• [Exercise instructions]:
Retype every line from the start of the data down to and including the line with "from bokeh.resources import INLINE". Skip the pictures.

• [Material provided]:
--------------------------------

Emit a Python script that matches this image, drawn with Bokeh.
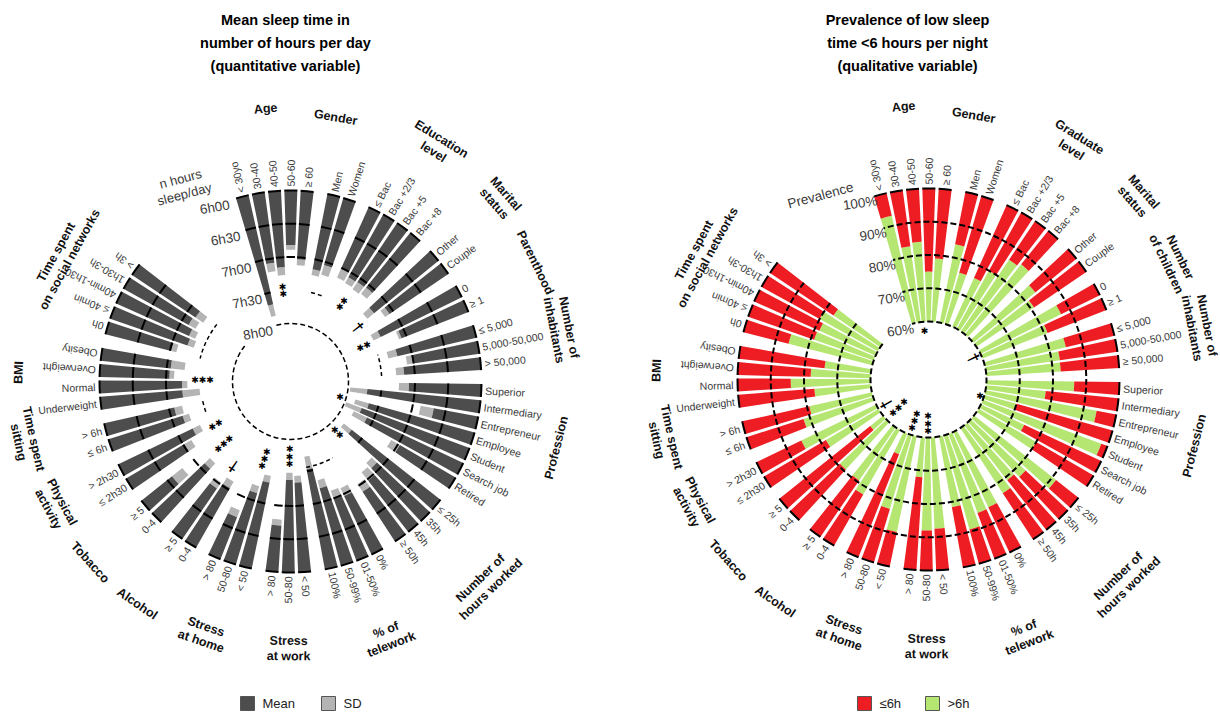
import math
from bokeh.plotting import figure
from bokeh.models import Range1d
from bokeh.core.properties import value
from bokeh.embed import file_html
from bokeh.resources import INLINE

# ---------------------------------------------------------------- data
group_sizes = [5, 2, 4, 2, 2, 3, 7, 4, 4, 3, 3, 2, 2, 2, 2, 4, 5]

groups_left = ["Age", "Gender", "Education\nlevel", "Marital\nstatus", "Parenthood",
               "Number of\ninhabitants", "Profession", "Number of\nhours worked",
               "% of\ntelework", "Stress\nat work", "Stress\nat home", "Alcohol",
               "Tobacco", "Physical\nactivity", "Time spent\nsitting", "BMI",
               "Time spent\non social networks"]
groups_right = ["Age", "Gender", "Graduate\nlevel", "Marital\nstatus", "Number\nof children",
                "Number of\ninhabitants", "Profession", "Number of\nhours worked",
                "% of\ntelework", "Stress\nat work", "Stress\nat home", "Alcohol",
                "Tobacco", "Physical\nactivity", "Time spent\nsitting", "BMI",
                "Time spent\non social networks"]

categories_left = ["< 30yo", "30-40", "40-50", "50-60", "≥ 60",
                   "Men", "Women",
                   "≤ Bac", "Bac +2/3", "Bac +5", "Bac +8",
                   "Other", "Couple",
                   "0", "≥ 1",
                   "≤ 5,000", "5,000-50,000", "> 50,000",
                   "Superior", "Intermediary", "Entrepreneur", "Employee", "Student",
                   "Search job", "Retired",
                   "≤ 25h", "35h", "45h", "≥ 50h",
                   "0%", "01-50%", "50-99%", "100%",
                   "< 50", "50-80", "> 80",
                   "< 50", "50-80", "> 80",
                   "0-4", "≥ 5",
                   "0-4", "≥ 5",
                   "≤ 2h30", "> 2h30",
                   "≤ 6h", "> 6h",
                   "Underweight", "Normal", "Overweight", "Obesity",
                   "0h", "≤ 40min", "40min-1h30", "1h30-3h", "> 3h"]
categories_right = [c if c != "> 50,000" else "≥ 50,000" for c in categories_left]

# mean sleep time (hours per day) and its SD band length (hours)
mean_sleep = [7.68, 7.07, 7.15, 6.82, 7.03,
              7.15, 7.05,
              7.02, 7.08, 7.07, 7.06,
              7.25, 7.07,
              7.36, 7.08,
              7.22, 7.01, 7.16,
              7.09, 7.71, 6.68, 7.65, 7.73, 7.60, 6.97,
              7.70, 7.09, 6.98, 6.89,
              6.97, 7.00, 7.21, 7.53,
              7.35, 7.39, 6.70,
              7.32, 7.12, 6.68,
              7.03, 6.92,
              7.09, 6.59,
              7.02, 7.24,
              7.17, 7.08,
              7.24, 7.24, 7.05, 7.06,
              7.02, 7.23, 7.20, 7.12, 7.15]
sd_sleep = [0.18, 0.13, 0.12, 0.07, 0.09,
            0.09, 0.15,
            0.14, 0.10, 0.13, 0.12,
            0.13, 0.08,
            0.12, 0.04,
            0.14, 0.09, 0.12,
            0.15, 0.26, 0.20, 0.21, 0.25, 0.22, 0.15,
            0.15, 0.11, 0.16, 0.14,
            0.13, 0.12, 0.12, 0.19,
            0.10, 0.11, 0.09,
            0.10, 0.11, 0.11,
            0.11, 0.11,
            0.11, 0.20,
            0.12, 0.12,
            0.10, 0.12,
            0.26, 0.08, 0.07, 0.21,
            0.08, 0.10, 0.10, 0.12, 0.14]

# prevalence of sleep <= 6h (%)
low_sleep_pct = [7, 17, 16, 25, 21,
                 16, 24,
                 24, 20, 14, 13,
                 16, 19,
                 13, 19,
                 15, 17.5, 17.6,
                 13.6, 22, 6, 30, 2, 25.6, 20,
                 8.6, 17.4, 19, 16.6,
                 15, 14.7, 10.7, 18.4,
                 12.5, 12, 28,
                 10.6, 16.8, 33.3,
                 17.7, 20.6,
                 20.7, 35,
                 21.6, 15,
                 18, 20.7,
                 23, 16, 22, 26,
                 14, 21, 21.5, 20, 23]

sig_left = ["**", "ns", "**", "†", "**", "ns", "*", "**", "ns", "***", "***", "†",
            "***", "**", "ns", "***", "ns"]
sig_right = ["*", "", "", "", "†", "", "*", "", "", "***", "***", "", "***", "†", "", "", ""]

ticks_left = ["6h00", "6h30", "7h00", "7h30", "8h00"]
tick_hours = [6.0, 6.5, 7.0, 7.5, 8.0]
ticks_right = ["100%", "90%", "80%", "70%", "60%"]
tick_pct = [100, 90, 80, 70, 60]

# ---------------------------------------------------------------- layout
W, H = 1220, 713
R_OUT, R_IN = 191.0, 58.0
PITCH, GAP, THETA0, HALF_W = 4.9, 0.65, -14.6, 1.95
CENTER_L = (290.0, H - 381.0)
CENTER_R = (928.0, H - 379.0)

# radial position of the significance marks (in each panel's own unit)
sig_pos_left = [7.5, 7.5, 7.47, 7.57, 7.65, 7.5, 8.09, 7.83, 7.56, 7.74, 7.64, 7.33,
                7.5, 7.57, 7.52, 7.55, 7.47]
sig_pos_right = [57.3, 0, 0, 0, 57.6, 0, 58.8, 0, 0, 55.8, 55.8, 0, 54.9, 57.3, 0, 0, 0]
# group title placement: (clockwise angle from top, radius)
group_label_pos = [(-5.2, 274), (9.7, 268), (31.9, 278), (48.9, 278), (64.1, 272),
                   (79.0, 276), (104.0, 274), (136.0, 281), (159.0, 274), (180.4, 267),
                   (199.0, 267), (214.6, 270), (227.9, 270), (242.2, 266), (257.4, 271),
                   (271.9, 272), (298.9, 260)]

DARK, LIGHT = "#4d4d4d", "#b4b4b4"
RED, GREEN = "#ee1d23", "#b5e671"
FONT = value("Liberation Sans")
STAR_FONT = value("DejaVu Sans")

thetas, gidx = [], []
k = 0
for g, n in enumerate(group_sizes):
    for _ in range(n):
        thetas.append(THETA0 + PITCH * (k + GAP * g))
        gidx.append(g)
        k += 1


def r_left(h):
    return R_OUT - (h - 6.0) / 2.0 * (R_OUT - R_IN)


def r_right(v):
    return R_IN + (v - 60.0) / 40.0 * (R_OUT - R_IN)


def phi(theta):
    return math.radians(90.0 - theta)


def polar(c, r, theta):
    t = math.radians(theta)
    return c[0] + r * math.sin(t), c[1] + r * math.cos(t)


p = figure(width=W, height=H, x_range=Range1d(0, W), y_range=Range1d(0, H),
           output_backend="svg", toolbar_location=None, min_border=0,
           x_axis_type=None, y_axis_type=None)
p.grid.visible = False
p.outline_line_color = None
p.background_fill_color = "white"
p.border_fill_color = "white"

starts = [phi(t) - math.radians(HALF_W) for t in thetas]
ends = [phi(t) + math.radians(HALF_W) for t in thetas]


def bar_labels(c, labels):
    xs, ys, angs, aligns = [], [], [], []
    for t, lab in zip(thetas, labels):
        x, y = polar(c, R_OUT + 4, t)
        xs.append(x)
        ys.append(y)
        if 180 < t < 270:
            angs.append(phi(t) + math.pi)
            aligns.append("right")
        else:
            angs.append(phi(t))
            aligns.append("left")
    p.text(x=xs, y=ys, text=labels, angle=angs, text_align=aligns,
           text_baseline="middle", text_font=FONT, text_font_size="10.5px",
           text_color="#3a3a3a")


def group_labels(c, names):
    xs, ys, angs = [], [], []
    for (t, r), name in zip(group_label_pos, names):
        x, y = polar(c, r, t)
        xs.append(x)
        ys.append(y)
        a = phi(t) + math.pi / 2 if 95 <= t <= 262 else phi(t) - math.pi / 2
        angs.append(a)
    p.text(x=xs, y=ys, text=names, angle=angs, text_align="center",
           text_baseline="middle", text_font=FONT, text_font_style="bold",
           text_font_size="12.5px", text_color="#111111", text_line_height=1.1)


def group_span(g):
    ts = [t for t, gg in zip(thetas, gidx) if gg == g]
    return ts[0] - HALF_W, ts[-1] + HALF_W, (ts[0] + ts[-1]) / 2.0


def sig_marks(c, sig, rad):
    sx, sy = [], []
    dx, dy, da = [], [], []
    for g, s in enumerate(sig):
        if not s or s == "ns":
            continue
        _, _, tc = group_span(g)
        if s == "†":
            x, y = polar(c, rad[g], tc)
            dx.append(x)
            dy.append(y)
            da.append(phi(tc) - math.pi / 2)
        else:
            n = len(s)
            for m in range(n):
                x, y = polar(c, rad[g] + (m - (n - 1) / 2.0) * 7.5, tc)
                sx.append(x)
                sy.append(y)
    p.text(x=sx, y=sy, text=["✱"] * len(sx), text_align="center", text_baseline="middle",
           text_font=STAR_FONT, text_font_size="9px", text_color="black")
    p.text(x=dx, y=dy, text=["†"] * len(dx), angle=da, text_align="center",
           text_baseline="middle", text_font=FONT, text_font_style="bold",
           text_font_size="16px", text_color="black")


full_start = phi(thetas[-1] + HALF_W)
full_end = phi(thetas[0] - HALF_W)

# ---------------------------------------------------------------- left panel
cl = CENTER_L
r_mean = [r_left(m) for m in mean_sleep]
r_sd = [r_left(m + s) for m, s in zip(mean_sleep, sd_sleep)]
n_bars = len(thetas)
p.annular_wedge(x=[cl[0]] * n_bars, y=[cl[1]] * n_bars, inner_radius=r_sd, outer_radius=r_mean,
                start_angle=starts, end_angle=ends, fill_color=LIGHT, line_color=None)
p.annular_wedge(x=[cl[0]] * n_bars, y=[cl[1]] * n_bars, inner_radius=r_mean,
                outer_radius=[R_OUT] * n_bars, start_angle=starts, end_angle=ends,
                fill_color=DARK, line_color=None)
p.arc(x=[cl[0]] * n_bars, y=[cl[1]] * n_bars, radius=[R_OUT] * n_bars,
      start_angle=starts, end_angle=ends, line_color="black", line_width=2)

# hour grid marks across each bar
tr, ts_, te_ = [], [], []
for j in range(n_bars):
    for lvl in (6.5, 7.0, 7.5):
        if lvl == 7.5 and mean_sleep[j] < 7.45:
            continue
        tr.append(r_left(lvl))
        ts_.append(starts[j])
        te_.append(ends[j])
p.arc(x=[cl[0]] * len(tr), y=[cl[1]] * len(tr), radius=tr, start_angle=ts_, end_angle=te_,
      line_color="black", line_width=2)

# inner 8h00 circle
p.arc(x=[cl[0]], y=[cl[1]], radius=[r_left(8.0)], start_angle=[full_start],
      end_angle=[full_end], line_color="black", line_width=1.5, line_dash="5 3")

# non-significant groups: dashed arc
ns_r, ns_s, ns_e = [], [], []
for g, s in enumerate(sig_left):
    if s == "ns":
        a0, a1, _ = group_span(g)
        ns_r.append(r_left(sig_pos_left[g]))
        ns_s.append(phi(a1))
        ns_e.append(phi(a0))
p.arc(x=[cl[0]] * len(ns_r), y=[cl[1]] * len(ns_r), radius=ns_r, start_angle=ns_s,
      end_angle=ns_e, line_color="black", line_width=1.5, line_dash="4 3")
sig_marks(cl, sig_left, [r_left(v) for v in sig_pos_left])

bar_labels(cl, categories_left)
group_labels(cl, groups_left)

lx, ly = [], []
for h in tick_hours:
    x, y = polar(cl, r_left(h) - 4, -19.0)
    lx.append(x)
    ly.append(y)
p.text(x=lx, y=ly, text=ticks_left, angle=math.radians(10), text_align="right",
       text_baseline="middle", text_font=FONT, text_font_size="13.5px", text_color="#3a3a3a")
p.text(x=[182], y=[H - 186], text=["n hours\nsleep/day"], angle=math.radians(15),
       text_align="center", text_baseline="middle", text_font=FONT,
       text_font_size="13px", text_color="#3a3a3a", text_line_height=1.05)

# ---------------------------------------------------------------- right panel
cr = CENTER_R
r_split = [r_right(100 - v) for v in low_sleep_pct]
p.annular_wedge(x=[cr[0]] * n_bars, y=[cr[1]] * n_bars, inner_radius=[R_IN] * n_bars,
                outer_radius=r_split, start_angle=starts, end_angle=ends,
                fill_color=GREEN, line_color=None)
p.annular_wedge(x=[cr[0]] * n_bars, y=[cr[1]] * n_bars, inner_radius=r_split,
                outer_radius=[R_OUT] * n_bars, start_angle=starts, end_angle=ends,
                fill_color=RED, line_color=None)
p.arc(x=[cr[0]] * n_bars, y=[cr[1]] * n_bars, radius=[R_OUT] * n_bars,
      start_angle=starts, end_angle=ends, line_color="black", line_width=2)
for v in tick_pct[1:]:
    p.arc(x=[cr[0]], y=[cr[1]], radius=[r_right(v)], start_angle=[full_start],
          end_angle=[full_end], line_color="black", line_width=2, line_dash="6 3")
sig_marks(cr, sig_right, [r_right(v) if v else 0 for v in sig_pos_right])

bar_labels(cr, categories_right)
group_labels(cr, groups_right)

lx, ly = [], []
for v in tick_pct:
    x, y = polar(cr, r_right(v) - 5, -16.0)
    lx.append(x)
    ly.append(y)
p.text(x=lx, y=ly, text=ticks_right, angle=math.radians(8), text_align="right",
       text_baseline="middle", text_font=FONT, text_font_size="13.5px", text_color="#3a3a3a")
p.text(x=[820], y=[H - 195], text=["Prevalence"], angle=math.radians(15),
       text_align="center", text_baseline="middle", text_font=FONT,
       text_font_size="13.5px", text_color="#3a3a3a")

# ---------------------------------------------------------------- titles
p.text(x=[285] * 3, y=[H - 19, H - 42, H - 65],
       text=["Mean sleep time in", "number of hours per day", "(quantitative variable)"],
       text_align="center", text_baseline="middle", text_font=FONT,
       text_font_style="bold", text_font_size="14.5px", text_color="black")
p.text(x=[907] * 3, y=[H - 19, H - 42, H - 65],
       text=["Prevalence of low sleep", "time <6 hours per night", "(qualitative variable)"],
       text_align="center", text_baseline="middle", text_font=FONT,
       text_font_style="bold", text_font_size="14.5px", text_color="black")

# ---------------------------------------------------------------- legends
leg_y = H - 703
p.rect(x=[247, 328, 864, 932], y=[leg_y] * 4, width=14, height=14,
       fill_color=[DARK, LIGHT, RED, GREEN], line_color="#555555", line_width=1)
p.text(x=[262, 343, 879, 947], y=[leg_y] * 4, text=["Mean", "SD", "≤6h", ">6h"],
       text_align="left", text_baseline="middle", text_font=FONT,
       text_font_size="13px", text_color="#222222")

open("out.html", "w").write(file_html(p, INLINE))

--------------------------------

• [Output of the exercise]:
Emit a Python script that matches this image, drawn with Bokeh.
import math
from bokeh.plotting import figure
from bokeh.models import Range1d
from bokeh.core.properties import value
from bokeh.embed import file_html
from bokeh.resources import INLINE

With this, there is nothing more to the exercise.